The Human Condition begins and ends with a snowstorm. In between these two natural events are nine-and-a-half hours that make up one of the great epics in cinema, and easily one of the best war movies I've ever seen. Set during the end of World War II - and based on a similarly epic novel - the film tells the story of a Japanese man named Kaji, who goes from young worker to soldier to POW over the course of a few years. Initially an idealistic socialist and essentially a pacifist, Kaji is broken down into a cynical and vengeful wielder of justice, his only hope for humanity stuck on somehow returning to the wife he was forced to leave when he was drafted.
Spread over six episodes, the movie is really made up of three sections: Kaji at work trying to reform the labor practices of his company and attempting to help Chinese prisoners gain better conditions, Kaji being drafted into the military and facing the even more difficult authoritarian structure of the army, and finally Kaji wandering the countryside desperate to survive at any cost. Despite its lengthy running time, there are no lulls in the action, and each section has its own unique twist that keeps the running themes from feeling too repetitive. Still, the constant moral and social defeats Kaji faces can be draining, and the film is certainly difficult to watch at times.
Kobayashi's other masterpieces, Samurai Rebellion and Harakiri, cover similar themes of corrupt systems destroying the individual, and The Human Condition is at its core anti-authoritarian. Yet those later films couched their criticisms in the cinematic tropes most familiar to audiences. Here, there is no metaphor to shield you from the truth: war isn't hell, it's society at its most obvious and inevitable conclusion. As a true humanist, Kobayashi doesn't set Koji up as a Jesus figure, but he also doesn't shy away from showing the true horrors human beings are willing to stoop to when they are unfettered. Over the course of the film, Koji meets many good people, some of whom grow and evolve as they gain new experiences. But The Human Condition does not fault evil men for doing what they want any more than it faults good men for being unable to stop them. The movie instead condemns a system that doesn't allow good to prevail, and in fact rewards evil. In war and peace alike, rationality and power are divorced, so justice dies. Koji slowly realizes this truth is universal when he is captured by the Soviets, whom he had formerly held up in his mind as the ideal, having bought the bill of goods sold to so many left-sympathizers of his generation. By this time, he is a broken man, uncertain of even his own chance for redemption.
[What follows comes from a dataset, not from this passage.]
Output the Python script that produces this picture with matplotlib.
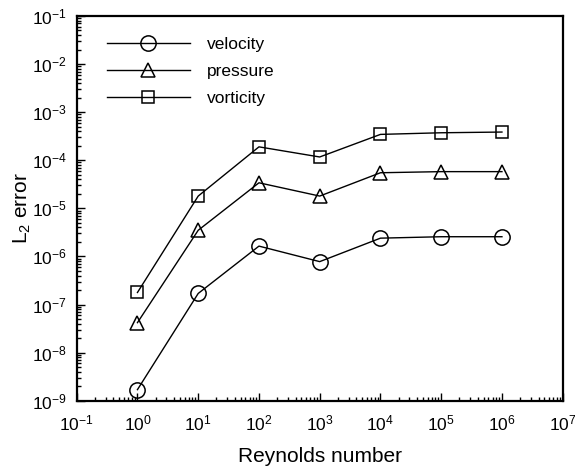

The Human Condition offers no answers, and in fact asks very few questions. Instead, it hopes for the possibility of redemption through personal growth. When faced with such injustice and despair, all anyone can do is look inside themselves. That's what Kobayashi did when he made this film, and any viewer who makes it through its entire running time can hope to come out the other side a little more aware of their own humanity.